Combined Municipal Utility Systems

Combining utility systems for the purpose of securing debt provides a larger and more diverse revenue stream for essential municipal infrastructure services. FGIC's review of combined utility systems, which in most cases include a water and sewer system coupled with a retail electric and/or gas system, focuses on a number of analytical areas including the size and growth trends for each pledged enterprise in terms of customers, sales, and revenues, as well as the proportion of revenues and margins contributed by each of the utilities. The credit analysis also focuses on the operational performances, potential capacity additions and rate competitiveness for each utility system. Our analysis of financial performance includes a review of the overall debt service coverage trends and liquidity balances, as well as the ability of each utility to operate financially sound on a self-supporting basis. Legal provisions are examined for satisfactory covenants for rate setting and issuance of parity bonds, and for the presence of a reserve fund.

Gas Systems

FGIC's review of municipal gas systems focuses primarily on the obligor's legal provisions, service area, customer composition, gas supply, transportation availability and pricing, rate structure, and financial position. Flexible gas supply contracts and rate setting schedules are key drivers to maintaining sound cash flow, especially since gas procurement has been deregulated and commodity prices tend to fluctuate significantly over short periods of time. A review of a system's liquidity is also important given that gas sales tend to be highly seasonal in most areas.

Investor Owned Utilities

Investor owned utilities are publicly-held companies that provide electric power, natural gas or water service. The credit factors FGIC evaluates include the service territory, financial performance, diversity and sufficiency of supply, potential competition, sufficiency of rates, the regulatory environment and its effect on rate setting flexibility, and environmental compliance.

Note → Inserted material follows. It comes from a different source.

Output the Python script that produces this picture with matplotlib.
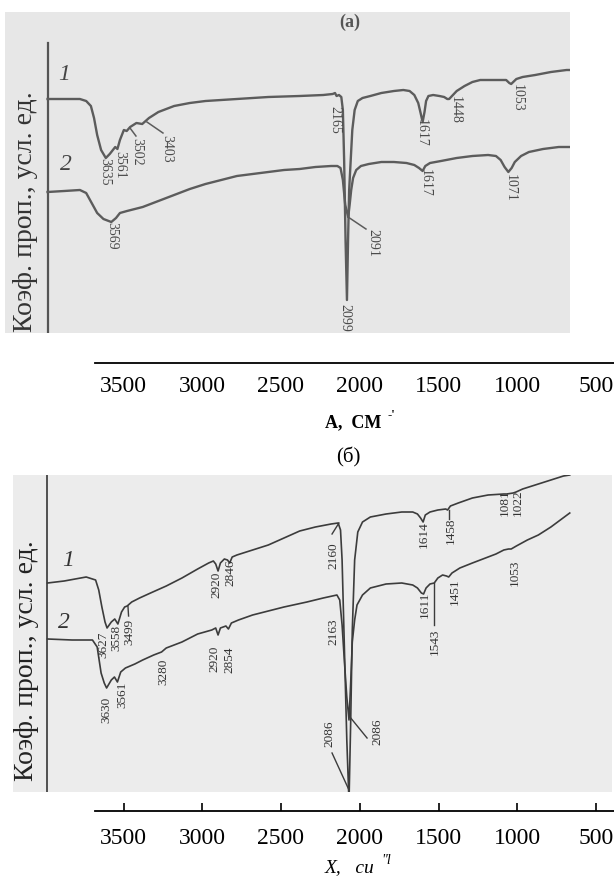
import matplotlib
matplotlib.use('Agg')
import matplotlib.pyplot as plt

W, H = 614, 881
SERIF = ['Liberation Serif', 'DejaVu Serif']

# ---------------- data: panel (а) ----------------
a1_wn = [4006, 3900, 3800, 3760, 3730, 3710, 3690, 3665, 3635, 3610, 3590, 3575, 3561, 3545, 3520,
         3502, 3480, 3440, 3403, 3360, 3300, 3200, 3100, 3000, 2800, 2600, 2400, 2250, 2190, 2175,
         2165, 2150, 2135, 2125, 2117, 2108, 2099, 2092, 2085, 2075, 2065, 2050, 2030, 2000, 1950,
         1880, 1800, 1740, 1700, 1670, 1645, 1630, 1617, 1605, 1595, 1580, 1550, 1510, 1480, 1460,
         1448, 1430, 1400, 1350, 1300, 1250, 1180, 1120, 1085, 1065, 1053, 1040, 1020, 980, 900,
         800, 700, 680]
a1_val = [234, 234, 234, 232, 227, 215, 198, 183, 175, 179, 183, 186, 184, 193, 203,
          202, 206, 210, 209, 215, 221, 227, 230, 232, 234, 236, 237, 238, 239, 240,
          237, 238, 236, 223, 173, 93, 33, 93, 143, 173, 203, 223, 232, 235, 237,
          240, 242, 243, 242, 238, 230, 220, 211, 221, 232, 237, 238, 237, 236, 234,
          234, 237, 242, 247, 251, 253, 253, 253, 253, 250, 249, 251, 254, 256, 258,
          261, 263, 263]

a2_wn = [4006, 3900, 3800, 3760, 3725, 3690, 3650, 3600, 3570, 3545, 3500, 3400, 3300, 3200, 3100,
         3000, 2900, 2800, 2700, 2600, 2500, 2400, 2300, 2200, 2160, 2140, 2125, 2110, 2091, 2082,
         2072, 2060, 2040, 2010, 1960, 1880, 1800, 1720, 1670, 1640, 1617, 1600, 1570, 1500, 1400,
         1300, 1200, 1150, 1120, 1095, 1071, 1050, 1030, 990, 940, 850, 750, 680]
a2_val = [141, 142, 143, 140, 130, 120, 114, 111, 115, 120, 122, 126, 132, 138, 144,
          149, 153, 157, 159, 161, 163, 164, 166, 167, 167, 165, 153, 128, 116, 128,
          143, 155, 163, 167, 169, 171, 171, 170, 168, 165, 162, 167, 170, 172, 175,
          177, 178, 177, 173, 166, 161, 165, 171, 177, 181, 184, 186, 186]

a_labels = [("3635", 3640, 161), ("3561", 3545, 168), ("3502", 3436, 181), ("3403", 3245, 184),
            ("2165", 2175, 213), ("2099", 2111, 15), ("1617", 1625, 200), ("1448", 1411, 223),
            ("1053", 1016, 235), ("3569", 3596, 97), ("2091", 1933, 90), ("1617", 1602, 150),
            ("1071", 1061, 145)]
a_leaders = [((3481, 205), (3443, 197)), ((3373, 211), (3271, 200)), ((2092, 116), (1978, 104))]

# ---------------- data: panel (б) ----------------
b1_wn = [4006, 3900, 3760, 3700, 3680, 3660, 3640, 3627, 3600, 3578, 3558, 3535, 3515, 3499, 3470,
         3420, 3350, 3250, 3150, 3050, 2980, 2950, 2935, 2920, 2905, 2880, 2860, 2846, 2830, 2800,
         2700, 2600, 2500, 2400, 2300, 2200, 2155, 2140, 2130, 2115, 2100, 2086, 2075, 2065, 2050,
         2030, 2000, 1950, 1850, 1750, 1680, 1650, 1630, 1614, 1600, 1570, 1520, 1470, 1458, 1440,
         1390, 1300, 1200, 1100, 1081, 1040, 1022, 980, 900, 800, 720, 680]
b1_val = [209, 211, 215, 212, 202, 185, 170, 164, 170, 173, 168, 180, 185, 186, 190,
          194, 199, 206, 214, 223, 229, 231, 228, 221, 229, 233, 232, 229, 235, 237,
          242, 247, 254, 261, 265, 268, 269, 262, 232, 142, 52, -10, 72, 162, 232,
          260, 270, 275, 278, 280, 280, 278, 274, 270, 277, 280, 282, 283, 282, 286,
          289, 294, 297, 298, 298, 299, 300, 303, 307, 312, 316, 317]

b2_wn = [4006, 3850, 3720, 3690, 3665, 3645, 3630, 3600, 3580, 3561, 3540, 3510, 3450, 3400, 3330,
         3280, 3250, 3150, 3050, 2960, 2935, 2920, 2905, 2870, 2854, 2835, 2790, 2700, 2600, 2500,
         2354, 2250, 2163, 2145, 2130, 2115, 2100, 2086, 2075, 2065, 2050, 2035, 2000, 1950, 1850,
         1750, 1680, 1650, 1625, 1611, 1595, 1570, 1543, 1520, 1490, 1465, 1451, 1430, 1380, 1300,
         1200, 1150, 1100, 1070, 1053, 1020, 950, 880, 800, 740, 680]
b2_val = [153, 152, 152, 145, 119, 109, 104, 112, 115, 110, 120, 124, 128, 132, 137,
          140, 144, 150, 158, 162, 164, 157, 164, 166, 163, 169, 172, 177, 181, 185,
          190, 194, 197, 192, 167, 130, 95, 72, 110, 150, 172, 187, 197, 204, 208,
          209, 207, 204, 199, 198, 204, 208, 209, 214, 217, 216, 215, 219, 224, 229,
          235, 238, 242, 243, 243, 246, 252, 257, 265, 272, 279]

b_labels = [("3627", 3653, 147), ("3558", 3570, 154), ("3499", 3487, 160), ("2920", 2933, 207),
            ("2846", 2844, 219), ("2160", 2182, 236), ("1614", 1608, 257), ("1458", 1440, 261),
            ("1081", 1096, 289), ("1022", 1012, 289), ("2086", 1908, 60), ("2086", 2213, 58),
            ("3630", 3632, 82), ("3561", 3532, 97), ("3280", 3271, 120), ("2920", 2940, 133),
            ("2854", 2850, 132), ("2163", 2182, 160), ("1611", 1602, 187), ("1543", 1538, 150),
            ("1451", 1411, 200), ("1053", 1029, 219)]
b_leaders = [((3494, 186), (3490, 176)), ((2150, 269), (2194, 258)), ((1449, 282), (1449, 273)),
             ((2080, 75), (1971, 54)), ((2086, 2), (2194, 39)), ((1545, 209), (1545, 167))]

axis_ticks = [3500, 3000, 2500, 2000, 1500, 1000, 500]
axis_ticklabels = ["3500", "3000", "2500", "2000", "1500", "1000", "500"]
top_marked_ticks = [1500, 1000, 500]


# ---------------- layout helpers ----------------
def rect(x0, y0, x1, y1):
    return [x0 / W, 1 - y1 / H, (x1 - x0) / W, (y1 - y0) / H]


def spec_wn(x):
    # pixel -> wavenumber for the spectra panels
    return 3500 - (x - 127) / 0.157


def axis_wn(x):
    # pixel -> wavenumber for the separate scale bars
    return 1500 - (x - 438.5) / 0.1575


fig = plt.figure(figsize=(W / 100, H / 100), dpi=100)
fig.patch.set_facecolor('white')


def panel(x0, y0, x1, y1, ymax, face):
    ax = fig.add_axes(rect(x0, y0, x1, y1))
    ax.set_facecolor(face)
    ax.set_xlim(spec_wn(x0), spec_wn(x1))
    ax.set_ylim(0, ymax)
    for s in ax.spines.values():
        s.set_visible(False)
    ax.set_xticks([])
    ax.set_yticks([])
    return ax


# ---------------- panel (а) ----------------
axa = panel(5, 12, 570, 333, 321, '#e7e7e7')
axa.axvline(spec_wn(47.5), ymin=0, ymax=(333 - 43) / 321, color='#555555', lw=1.6)
ca = '#5c5c5c'
axa.plot(a1_wn, a1_val, color=ca, lw=1.7, solid_joinstyle='round')
axa.plot(a2_wn, a2_val, color=ca, lw=1.7, solid_joinstyle='round')
for s, w, v in a_labels:
    axa.text(w, v, s, rotation=270, ha='center', va='center', fontsize=10,
             family=SERIF, color='#4a4a4a', clip_on=True)
for (p, q) in a_leaders:
    axa.plot([p[0], q[0]], [p[1], q[1]], color=ca, lw=1.1)
axa.text(spec_wn(64), 333 - 75, "1", fontsize=17, style='italic', family=SERIF,
         color='#444444', ha='center', va='center')
axa.text(spec_wn(66), 333 - 165, "2", fontsize=17, style='italic', family=SERIF,
         color='#444444', ha='center', va='center')
axa.text(spec_wn(350), 333 - 22, "(а)", fontsize=13, fontweight='bold', family=SERIF,
         color='#555555', ha='center', va='center')

# ---------------- panel (б) ----------------
axb = panel(13, 475, 612, 792, 317, '#ececec')
axb.axvline(spec_wn(47), color='#444444', lw=1.3)
cb = '#3c3c3c'
axb.plot(b1_wn, b1_val, color=cb, lw=1.2, solid_joinstyle='round')
axb.plot(b2_wn, b2_val, color=cb, lw=1.2, solid_joinstyle='round')
for s, w, v in b_labels:
    axb.text(w, v, s, rotation=90, ha='center', va='center', fontsize=9.5,
             family=SERIF, color='#333333', clip_on=True)
for (p, q) in b_leaders:
    axb.plot([p[0], q[0]], [p[1], q[1]], color=cb, lw=1.0)
axb.text(spec_wn(68), 792 - 560, "1", fontsize=17, style='italic', family=SERIF,
         color='#333333', ha='center', va='center')
axb.text(spec_wn(64), 792 - 623, "2", fontsize=17, style='italic', family=SERIF,
         color='#333333', ha='center', va='center')

# y labels
fig.text(26 / W, 1 - 212 / H, "Коэф. проп., усл. ед.", rotation=90, ha='center', va='center',
         fontsize=20, family=SERIF, color='#333333')
fig.text(27 / W, 1 - 661 / H, "Коэф. проп., усл. ед.", rotation=90, ha='center', va='center',
         fontsize=20, family=SERIF, color='#222222')


# ---------------- scale bars ----------------
def scale_bar(y, marked, pad):
    ax = fig.add_axes(rect(95, y - 30, 614, y))
    ax.set_facecolor('none')
    ax.set_xlim(axis_wn(95), axis_wn(614))
    ax.set_ylim(0, 1)
    for k in ('top', 'left', 'right'):
        ax.spines[k].set_visible(False)
    ax.spines['bottom'].set_linewidth(1.3)
    ax.set_yticks([])
    ax.set_xticks(axis_ticks)
    ax.set_xticklabels(axis_ticklabels, fontsize=17, family=SERIF)
    if marked is None:
        ax.tick_params(axis='x', which='major', direction='in', length=6, width=1.2, pad=pad)
    else:
        ax.tick_params(axis='x', which='major', length=0, pad=pad)
        ax.set_xticks(marked, minor=True)
        ax.tick_params(axis='x', which='minor', direction='in', length=6, width=1.2)
    return ax


scale_bar(363, top_marked_ticks, 9)
scale_bar(811, None, 12)

# axis captions
fig.text(353 / W, 1 - 423 / H, "А,  СМ", ha='center', va='center', fontsize=13,
         fontweight='bold', family=SERIF)
fig.text(388 / W, 1 - 414 / H, "-'", ha='left', va='center', fontsize=9,
         fontweight='bold', family=SERIF)
fig.text(348 / W, 1 - 457 / H, "(б)", ha='center', va='center', fontsize=15, family=SERIF)
fig.text(350 / W, 1 - 868 / H, "X,   cu", ha='center', va='center', fontsize=14,
         style='italic', family=SERIF)
fig.text(381 / W, 1 - 860 / H, "\"l", ha='left', va='center', fontsize=10,
         style='italic', family=SERIF)

fig.savefig('out.png', dpi=100)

Joint Action Power Agencies

Participants in a joint action agency seek economies of scale and efficiency, which is achieved through the creation of an agency or authority that issues debt and manages the facility. FGIC's credit review includes an analysis of the competitiveness of rates, costs and the economic development of the area. In rural areas, Joint Action Power Agencies have a key role in supporting the local economy.

Joint Action Water & Sewer Agencies

Joint action agencies are often formed so that utilities can achieve economies of scale for a larger project. Usually, there is an agency or authority created to issue debt, as well as serve as the manager of a facility. The agency also dictates the rates and charges necessary to ensure a viable operation. FGIC analyzes long-term contracts to determine the agency's flexibility to adjust rates as well as the strength and ultimate repayment obligation of the members. Strength is often derived in contracts with step-up provisions. These provisions ensure that a failure to pay by one party is spread out among the remaining participants.

Municipal Utilities Retail Systems

FGIC's review of municipal retail electric systems focuses on the size and growth trends of the customer base, as well as the composition of energy sales and revenues from all customer classes. Our analysis includes the sources and costs for power supply, as well as the potential need for additional capacity. Rate competitiveness is also reviewed, particularly in states where electric deregulation has already occurred or is going into effect. Our analysis of financial performance includes a review of debt service coverage trends and liquidity balances. For systems with large capital programs, we concentrate on the sources of funding and the impact on the fiscal posture of the utility. Legal provisions are examined for satisfactory covenants regarding rate setting, issuance of parity bonds and reserve fund mechanics.

Municipal Utilities Wholesale Systems

A key credit criteria is the wholesale provider's ability to pass on increased costs to retail systems, which depends on a combination of legal, operational and demographic factors. Emphasis is placed on the security features of a particular wholesale transaction. Often a group of retail systems are purchasing power generated from a wholesaler's project or group of projects. The issues that FGIC evaluates include whether or not the obligation to purchase the power is take-or-pay (i.e., whether the retail participants have to cover the costs of operations and debt service even if the plant doesn't generate or deliver power) and whether these power purchase obligations are off-balance sheet debt obligations. Off-balance sheet debt obligations are considered an operating expense of the individual retail systems and paid before their own debt service payments, which elevates the security for the wholesaler's debt.

Rural Electric Cooperatives

Rural electric cooperatives are non-profit organizations that provide electricity to a geographically diverse rural area comprised of different service territories. Joint ownership of both generation facilities, and transmission and distribution provides members with a cost efficient source of electricity. FGIC's underwriting review includes an analysis of the contracts and the cooperative's ability to pass through costs to members, the customer base, service territory and financial performance.

Water & Sewer

Water and sewer utilities are an essential service. Our credit analysis concentrates on the evaluation of the service area economics and customer base. The ability to raise rates as needed, as well as the demonstration of solid historical and projected debt service coverage trends are important credit factors. Standard legal provisions should provide for a net revenue pledge, at least a sum sufficient rate covenant from operations alone and a solid additional bonds test.